I’m not sure if the alarmist print media are truly taking notice, but for the past couple of months, a whole bunch of home video distributors are coming out of the woodworks and joining the theatrical release game. With the majors closing down shops, Variety reports that a company like Image Entertainment will test the theater exhibition business with the AFM deal that gives them the rights to Bertrand Tavernier‘s serial killer thriller that features a Tommy Lee Jones in the swampy backwoods.
This past summer, Image released Werner Herzog’s Encounters at the End of the World, and they will release Tavernier’s In the Electric Mist sometime in spring 2009.

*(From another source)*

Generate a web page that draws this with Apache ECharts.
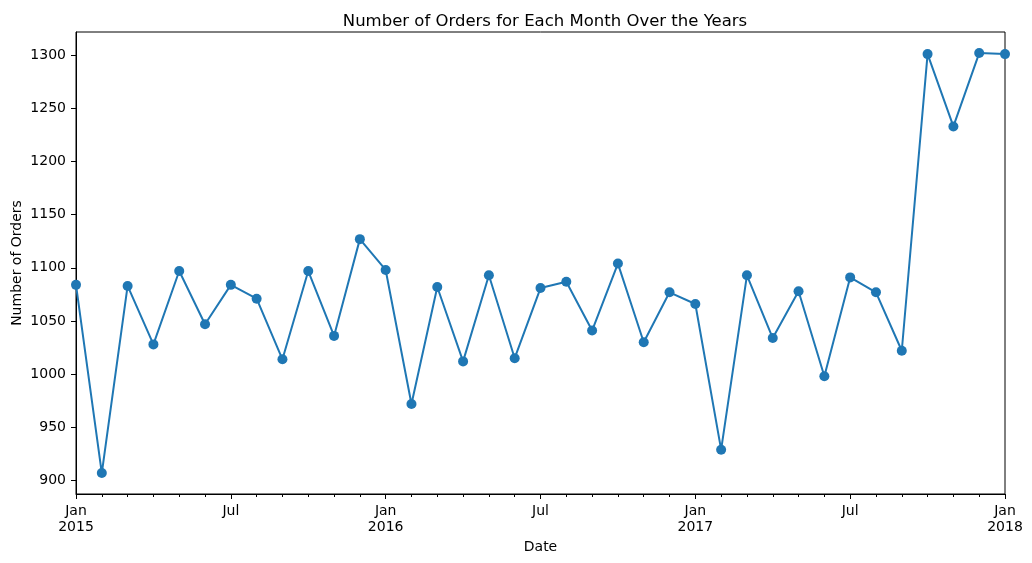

I’ve got a fairly complete synopsis from our preview page: scripted by Jerzy Kromolowski, Mary Olson-Kromolowski and Jones, this is an adaptation of James Lee Burke’s novel, which centers on Cajun detective Dave Robicheaux. New Iberia Lt. Dave Robicheaux is trying to link the murder of a local hooker to New Orleans mobster Julie (Baby Feet) Balboni–back in his home parish as co- producer of Hollywood director Michael Goldman’s Civil War film–when sozzled/psychic movie-star Elrod Sykes, pulled over for drunk driving, starts babbling about a corpse he found in the Atchafalaya Swamp–the corpse of a black man Dave had seen murdered 35 years before. Convinced that Baby Feet is the key to both the old murder and the horrific new serial killings of prostitutes, Dave goes outside the law to nail him over the protests of locals getting fat off Hollywood-and- mob money–provoking stunning new outbursts of violence, getting suspended after a shootout leaves still another prostitute dead, and finding himself holding hushed conversations with the specter of a Confederate general whom Sykes had already met deep in the bayou. Dave’s visions of the Confederate dead bring a Faulknerian resonance to the miasmal guilt and self-doubt that enrich all his encounters with evil.